2. Pursuant to the audit of XXXXX for the
period XXXXX through XXXXX, the Auditing Division assessed additional sales and
use tax in the amount of $$$$$.
3. Pursuant to an audit of XXXXX for the period
of XXXXX through XXXXX, the Auditing Division assessed additional sales and use
tax in the amount of $$$$$.
4. Petitioners operate XXXXX stimulation and
stabilization services encompassing these types of services:
(1) XXXXX;
(2) XXXXX;
(3) XXXXX;
(4)
XXXXX.
5.
XXXXX involves the placement of various
XXXXX compositions, fluids, and slurry compositions, into various places in the
well. The purpose of XXXXX is to stabilize the well and/or to separate zones
within the well hole.
6. XXXXX involves the injection of XXXXX fluids
that are created with various additives into a well bore to extend the well
bore laterally into the formation.
7. XXXXX is an extension of XXXXX 0using
hydrochloric acid in combination with other agents to improve the flow capacity
of a well by dissolving deposits that may be plugging channels in the rock.

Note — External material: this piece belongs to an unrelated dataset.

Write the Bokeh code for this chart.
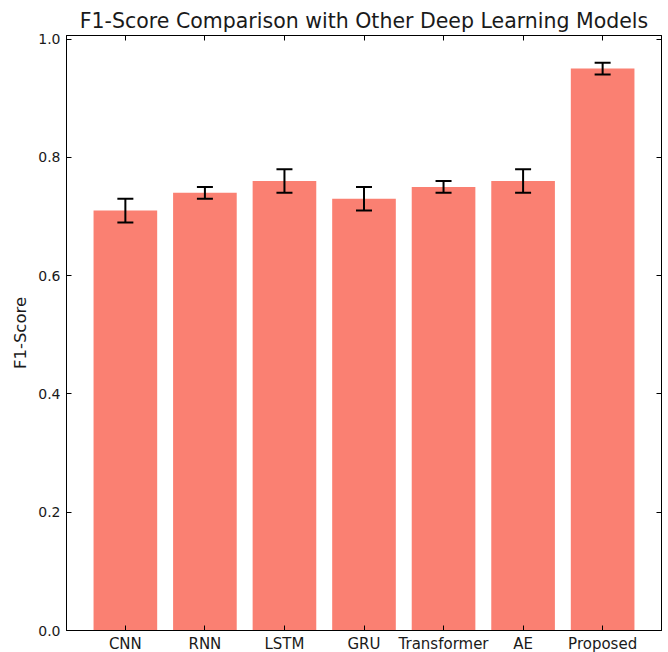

8. In XXXXX, a special grade of XXXXX Cement is
used with any combination of 54 additives, the use of which is dependent upon
the conditions of the well. The actual
formula of the cement used for each well is recommended by Petitioner's
representative.
9. Without the expertise of the employees of
the Petitioner, the raw chemicals or cement are of little value to the well
operators, and likewise the services are of little value to the well operators
without the raw materials.
10. Because neither the materials nor the
services are of much value to the customers without the other, it is not
important to the customer how the price is allocated between the materials and
the services. The customer does not buy
one without the other. Therefore, if
only the materials were taxable then XXXXX could reduce the taxes by simply
reallocating the price from materials to services.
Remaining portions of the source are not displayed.